Update Aug 29th 2019: Hyperledger Composer has been deprecated. Please see the README for more information.

Testing Business Networks

Testing Business Networks

Hyperledger Composer supports three types of testing: interactive testing, automated unit testing and automated system testing. All three serve different purposes and are vital to ensuring the success of your blockchain projects.

After you have deployed a business network definition it is often useful to run an interative "smoke test" to ensure that the deployment was successful. The composer CLI exposes several commands for running such smoke tests.

At the other end of the spectrum you can write full-blown system tests using Docker Compose and Mocha/Chai, that start a runtime, deploy your business network definition and then programmatically creates assets, submits transactions and inspect the state of asset registries.

Unit tests focus on ensuring that the correct changes to the world-state take place when a transaction is processed.

The execution of both unit tests and system tests may be automated using a CI/CD build pipeline, such as Jenkins, Travis CI, or Circle CI or alternatives.

Interactive Testing

You can use the Playground to interactively test creating participants, assets and submitting transactions.

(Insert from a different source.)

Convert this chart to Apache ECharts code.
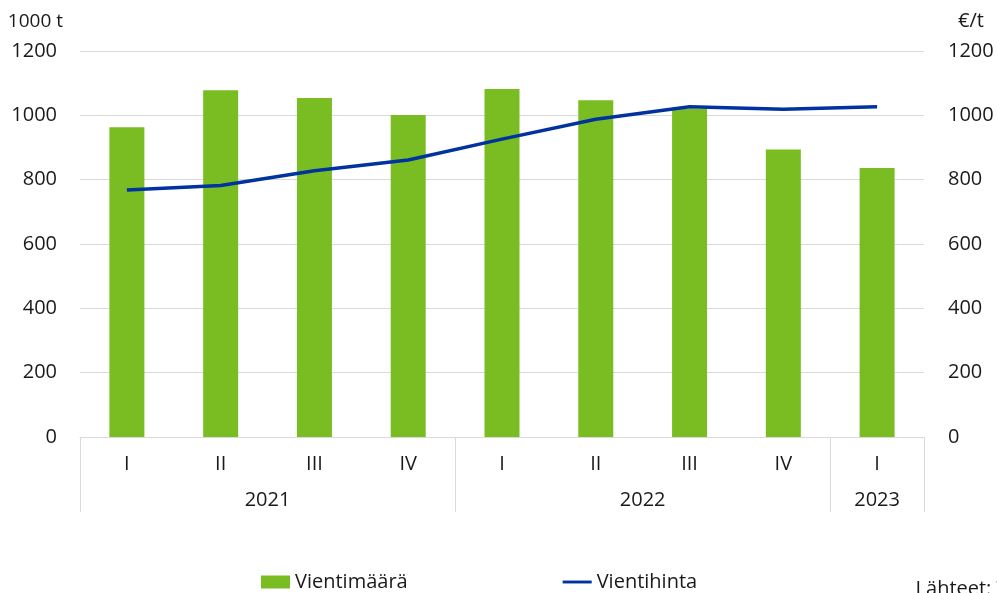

Testing from the Command Line

The command line can be used to inspect the state of the runtime and to submit transactions. Use the composer network list command to see the state of asset and participant registries. Use the composer transaction submit command to submit transactions.

Creating Unit Tests

The business logic in transaction processor functions should have unit tests, ideally with 100% code coverage. This will ensure that you do not have typos or logic errors in the business logic.

You can use standard JavaScript testing libraries, such as Mocha, Chai, Sinon and Istanbul to unit test the logic in your transaction processor functions.

The embedded runtime is very useful for unit testing, as it allows you to quickly test business logic in a simulated Node.js blockchain environment, without having to stand-up a Hyperledger Fabric.